Section 2.2   - Bonus Deferral Election Procedure

        The Administrator shall provide each Active Participant for a Plan Year
with a Bonus deferral election form on which the Active Participant may elect to
defer all or a portion of his Bonus in accordance with Section 3.2. Each Active
Participant electing to defer Bonus under Section 3.2 for a Plan Year shall
complete and execute the Bonus deferral election form and return it to the
Administrator in accordance with the Rules of the Plan.

Section 2.3   - Content of Deferral Election Form

               (a) Each Active Participant for a Plan Year shall set forth on
his Bonus deferral election form for such Plan Year

                      (i) his consent that he, his successors in interest and
        assigns and all persons claiming under him shall be bound, to the extent
        authorized by law, by the statements contained therein and by the
        provisions of the Plan as they now exist, and as they may be amended
        from time to time,

                      (ii) the percentage (if any) of his Bonus for such Plan
        Year to be deferred under Section 3.2 and, in such case, his
        authorization to the Company to reduce his Bonus in accordance with
        Section 3.2(a),

                      (iii) such other information as may be required for the
        administration of the Plan.

               (b) In addition, each Active Participant shall set forth on his
Bonus deferral election form for each Plan Year the Distribution Date for such
Plan Year.

               (c) For purposes of this Article and Article VIII, the
"Distribution Date" of an Active Participant for a Plan Year shall mean the
first day of a calendar month designated by such Active Participant; provided,
however, that such "Distribution Date" shall not be earlier than the third
anniversary of the latest Bonus Payday for such Participant for such Plan Year
and shall not be later than the [tenth] anniversary on the last Bonus Payday for
such Participant for such Plan Year.



                                       5
<PAGE>   10

                                  ARTICLE III.
                           PARTICIPANT BONUS DEFERRALS

Section 3.1   - Mandatory Bonus Deferrals

        Each Active Participant for a Plan Year shall defer to his Deferred
Bonus Share Account an amount equal to twenty-five percent (25%) of his Bonus
for each Bonus Payday for such Plan Year.

Section 3.2  - Voluntary Bonus Deferrals

               (a) An Active Participant for a Plan Year beginning on or after
October 1, 1999 may elect, in accordance with the Rules of the Plan, to defer to
his Deferred Bonus Share Account an amount equal to any whole number percentage,
which is not greater than seventy-five percent (75%) (or such other percentage
as is established by the Administrator for such Plan Year), of his Bonus for
such Plan Year.

               (b) An Active Participant's Bonus deferral election under
subsection (a) shall be made on the form described in Section 2.3 and shall be
delivered to the Administrator not later than the last day of the next preceding
Plan Year; provided, however, that, for the Plan Year beginning on September 1,
1999, an Active Participant shall be delivered to the Administrator not later
than August 31, 2000.

                                   ARTICLE IV.
                                  SHARE CREDITS

Section 4.1   - Deferred Bonus Share Credits

        For each Bonus Payday for a Plan Year, an Active Participant's Deferred
Bonus Share Account shall be credited with the number of full and fractional
Share Units equal to:

                      (a) the amount of such Active Participant's Deferred Bonus
        for such Bonus Payday, divided by

                      (b)    the Fair Market Value on such Bonus Payday.

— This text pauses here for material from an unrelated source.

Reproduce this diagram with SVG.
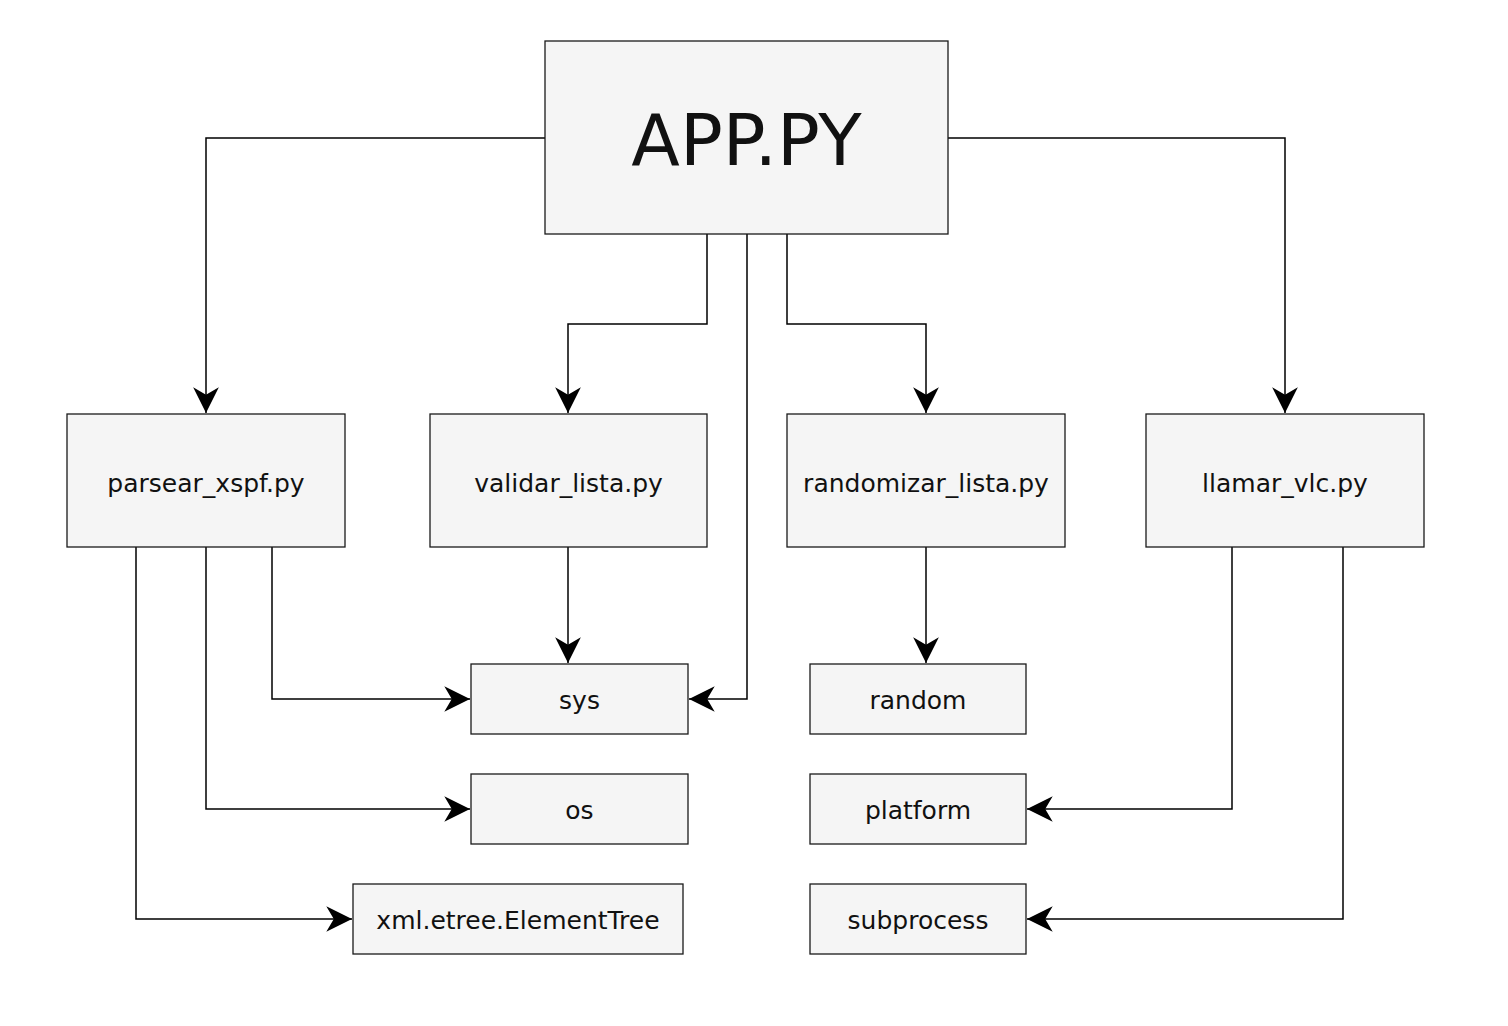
<svg xmlns="http://www.w3.org/2000/svg" width="1508" height="1026" viewBox="0 0 1508 1026">
<style>
.box{fill:#f5f5f5;stroke:#1a1a1a;stroke-width:1.3}
.lbl{font-family:"DejaVu Sans",Verdana,sans-serif;font-size:25px;fill:#111;text-anchor:middle;dominant-baseline:central}
.big{font-size:71px}
.edge{fill:none;stroke:#000;stroke-width:1.5}
</style>
<defs>
<marker id="arr" markerUnits="userSpaceOnUse" markerWidth="30" markerHeight="30" viewBox="-26 -13 28 26" refX="0" refY="0" orient="auto">
<path d="M0,0 L-24,-12 L-17,0 L-24,12 Z" fill="#000"/>
</marker>
</defs>
<rect width="1508" height="1026" fill="#fff"/>
<g id="connectors">
<path class="edge" d="M545,138 H206 V413" marker-end="url(#arr)"/>
<path class="edge" d="M948,138 H1285 V413" marker-end="url(#arr)"/>
<path class="edge" d="M707,234 V324 H568 V413" marker-end="url(#arr)"/>
<path class="edge" d="M747,234 V699 H689" marker-end="url(#arr)"/>
<path class="edge" d="M787,234 V324 H926 V413" marker-end="url(#arr)"/>
<path class="edge" d="M136,547 V919 H352" marker-end="url(#arr)"/>
<path class="edge" d="M206,547 V809 H470" marker-end="url(#arr)"/>
<path class="edge" d="M272,547 V699 H470" marker-end="url(#arr)"/>
<path class="edge" d="M568,547 V663" marker-end="url(#arr)"/>
<path class="edge" d="M926,547 V663" marker-end="url(#arr)"/>
<path class="edge" d="M1232,547 V809 H1027" marker-end="url(#arr)"/>
<path class="edge" d="M1343,547 V919 H1027" marker-end="url(#arr)"/>
</g>
<g id="app"><rect class="box" x="545" y="41" width="403" height="193"/><text class="lbl big" x="746.5" y="140">APP.PY</text></g>
<g id="parsear"><rect class="box" x="67" y="414" width="278" height="133"/><text class="lbl" x="206" y="483">parsear_xspf.py</text></g>
<g id="validar"><rect class="box" x="430" y="414" width="277" height="133"/><text class="lbl" x="568.5" y="483">validar_lista.py</text></g>
<g id="randomizar"><rect class="box" x="787" y="414" width="278" height="133"/><text class="lbl" x="926" y="483">randomizar_lista.py</text></g>
<g id="llamar"><rect class="box" x="1146" y="414" width="278" height="133"/><text class="lbl" x="1285" y="483">llamar_vlc.py</text></g>
<g id="sys"><rect class="box" x="471" y="664" width="217" height="70"/><text class="lbl" x="579.5" y="700">sys</text></g>
<g id="os"><rect class="box" x="471" y="774" width="217" height="70"/><text class="lbl" x="579.5" y="810">os</text></g>
<g id="xml"><rect class="box" x="353" y="884" width="330" height="70"/><text class="lbl" x="518" y="920">xml.etree.ElementTree</text></g>
<g id="random"><rect class="box" x="810" y="664" width="216" height="70"/><text class="lbl" x="918" y="700">random</text></g>
<g id="platform"><rect class="box" x="810" y="774" width="216" height="70"/><text class="lbl" x="918" y="810">platform</text></g>
<g id="subprocess"><rect class="box" x="810" y="884" width="216" height="70"/><text class="lbl" x="918" y="920">subprocess</text></g>
</svg>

        Such Share Units shall be credited to the Active Participant's Deferred
Bonus Share Account as of such Bonus Payday.

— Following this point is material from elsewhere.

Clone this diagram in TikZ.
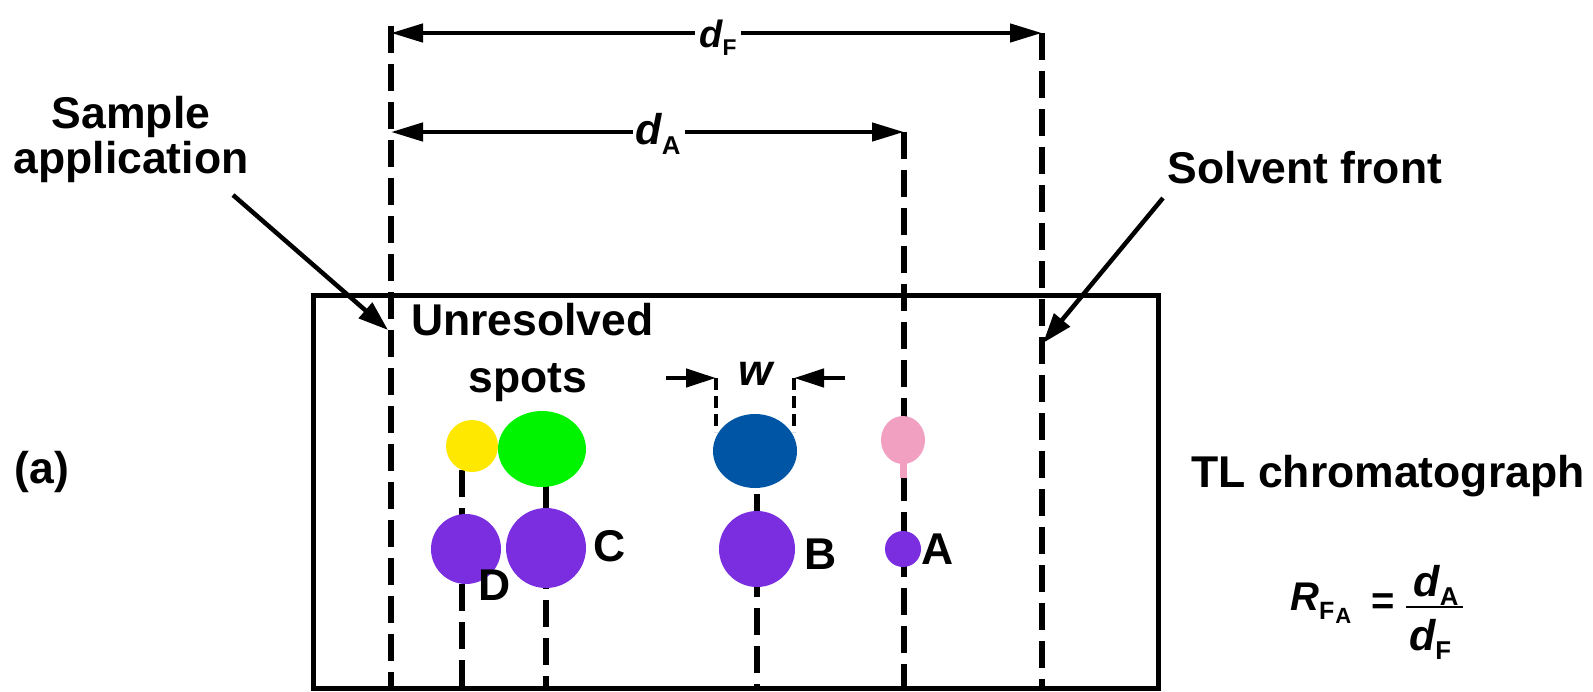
\documentclass[tikz,border=0pt]{standalone}
\usepackage{fontspec}
\setmainfont{Liberation Sans}
\usetikzlibrary{arrows.meta}
\definecolor{spyellow}{HTML}{FFE800}
\definecolor{spgreen}{HTML}{00F400}
\definecolor{spblue}{HTML}{0055A4}
\definecolor{sppink}{HTML}{F2A0C2}
\definecolor{sppurple}{HTML}{7A2EE0}
\newcommand{\distlab}[3]{{\fontsize{#3}{#3}\selectfont\bfseries\itshape #1\raisebox{-0.22em}{\fontsize{0.6\dimexpr#3pt\relax}{1pt}\selectfont\upshape #2}}}
\begin{document}
\begin{tikzpicture}[x=1pt,y=-1pt,
  lbl/.style={font=\fontsize{44.5}{45}\selectfont\bfseries, inner sep=0pt},
  guide/.style={line width=5.5pt, dash pattern=on 27pt off 11pt},
  shortguide/.style={line width=4pt, dash pattern=on 12pt off 6pt},
  dimarrow/.style={line width=4.5pt, -{Triangle[length=32pt,width=18pt]}},
  warrow/.style={line width=4.5pt, -{Triangle[length=30pt,width=18pt]}},
  pointer/.style={line width=4.5pt, -{Triangle[length=30pt,width=20pt]}},
  plate/.style={line width=5pt},
  dimlbl/.style={inner sep=0pt}]

\useasboundingbox (0,0) rectangle (1593,691);

% plate
\draw[plate] (313,295) rectangle (1158,688);

% guide coordinates
\coordinate (sTop) at (391,26);   \coordinate (sBot) at (391,688);
\coordinate (fTop) at (1042,33);  \coordinate (fBot) at (1042,688);
\coordinate (aTop) at (904,132);  \coordinate (aBot) at (904,688);
\coordinate (dTop) at (462,470);  \coordinate (dBot) at (462,688);
\coordinate (cTop) at (546,486);  \coordinate (cBot) at (546,688);
\coordinate (bTop) at (757,494);  \coordinate (bBot) at (757,688);

\draw[guide] (sTop) -- (sBot);
\draw[guide] (fTop) -- (fBot);
\draw[guide] (aTop) -- (aBot);
\draw[guide] (dTop) -- (dBot);
\draw[guide] (cTop) -- (cBot);
\draw[guide] (bTop) -- (bBot);

% distance d_F
\coordinate (sF) at (391,33);
\node[dimlbl] (dF) at (718,38) {\distlab{d}{F}{38}};
\draw[dimarrow] ([xshift=-4pt]dF.west |- sF) -- (sF);
\draw[dimarrow] ([xshift=4pt]dF.east |- sF) -- (fTop);

% distance d_A
\coordinate (sA) at (391,132);
\node[dimlbl] (dA) at (658,134) {\distlab{d}{A}{43}};
\draw[dimarrow] ([xshift=-2pt]dA.west |- sA) -- (sA);
\draw[dimarrow] ([xshift=4pt]dA.east |- sA) -- (aTop);

% width w
\coordinate (wL) at (716,378); \coordinate (wR) at (794,378);
\coordinate (wLs) at (666,378); \coordinate (wRs) at (845,378);
\draw[shortguide] (wL) -- (716,432);
\draw[shortguide] (wR) -- (794,432);
\draw[warrow] (wLs) -- (wL);
\draw[warrow] (wRs) -- (wR);
\node[dimlbl] (w) at (756,374) {\fontsize{44}{44}\selectfont\bfseries\itshape w};

% spots, upper row
\fill[spyellow] (472,446) circle[radius=26];
\fill[spgreen] (542,449) ellipse[x radius=44, y radius=38];
\fill[spblue] (755,451) ellipse[x radius=42, y radius=37];
\fill[sppink] (900,455) rectangle (907,478);
\fill[sppink] (903,440) ellipse[x radius=22, y radius=24];

% spots, lower row
\fill[sppurple] (466,549) circle[radius=35];
\fill[sppurple] (546,548) circle[radius=40];
\fill[sppurple] (757,549) circle[radius=38];
\fill[sppurple] (903,549) circle[radius=18];

% spot letters
\node[lbl] (C) at (610,546) {C};
\node[lbl] (B) at (821,554) {B};
\node[lbl] (A) at (938,549) {A};
\node[lbl] (D) at (495,585) {D};

% texts
\node[lbl, anchor=base west] (unres) at (411,335) {Unresolved};
\node[lbl, anchor=base] (spots) at (528,392) {spots};
\node[lbl] (a) at (42,472) {(a)};
\node[lbl, anchor=base] (tl) at (1388,487) {TL chromatograph};
\node[lbl, align=center] (sample) at (131,139) {Sample\\application};
\node[lbl, anchor=base] (solvent) at (1305,183) {Solvent front};

% pointers
\coordinate (sampStart) at (233,195);
\coordinate (sampTip) at (388,330);
\coordinate (solvStart) at (1163,198);
\coordinate (solvTip) at (1043,343);
\draw[pointer] (sampStart) -- (sampTip);
\draw[pointer] (solvStart) -- (solvTip);

% formula R_FA = d_A / d_F
\node[inner sep=0pt, anchor=base west] (rf) at (1290,610)
  {\fontsize{40}{40}\selectfont\bfseries\itshape R\raisebox{-9pt}{\fontsize{25}{25}\selectfont\upshape F\kern1pt\raisebox{-4pt}{\fontsize{22}{22}\selectfont A}}};
\node[inner sep=0pt, anchor=base] (eq) at (1383,614) {\fontsize{40}{40}\selectfont\bfseries =};
\coordinate (barL) at (1406,607); \coordinate (barR) at (1463,607);
\draw[line width=2.5pt] (barL) -- (barR);
\node[inner sep=0pt, anchor=base] (num) at (1436,596) {\distlab{d}{A}{43}};
\node[inner sep=0pt, anchor=base] (den) at (1430,650) {\distlab{d}{F}{43}};
\end{tikzpicture}
\end{document}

Section 4.2   - Matching Share Credits

               For each Bonus Payday for a Plan Year, an Active Participant's
Matching Share Account shall be credited with the number of full and fractional
Share Units equal to twenty percent (20%) of the number of Share Units credited
to such Active Participant's Deferred Bonus Share Account as of such Bonus
Payday under Section 4.1. Such Share Units shall be credited to the Active
Participant's Matching Share Account as of such Bonus Payday.

                                   ARTICLE V.
                                    ACCOUNTS

Section 5.1   - Deferred Bonus Share Account

        The Administrator shall establish and maintain for each Participant a
Deferred Bonus Share Account to which shall be credited the Share Units under
Sections 4.1 and 6.2 and debited the Share Units distributed or forfeited under
Articles VIII and IX.



                                       6
<PAGE>   11

Section 5.2   - Matching Share Account

        The Administrator shall establish and maintain for each Participant a
Matching Share Account to which shall be credited the Share Units under Sections
4.2 and 6.2 and debited the Share Units distributed or forfeited under Articles
VIII and IX.

Section 5.3   - Assignments, etc. Prohibited

        No part of the Accounts of a Participant shall be liable for the debts,
contracts or engagements of such Participant, his Beneficiary or Beneficiaries
or successors in interest, or be taken in execution by levy, attachment or
garnishment or by any other legal or equitable proceeding, nor shall any such
person have any rights to alienate, anticipate, commute, pledge, encumber or
assign any benefits or payments hereunder in any manner whatsoever, except to
designate a Beneficiary or Beneficiaries as provided in Section 9.2.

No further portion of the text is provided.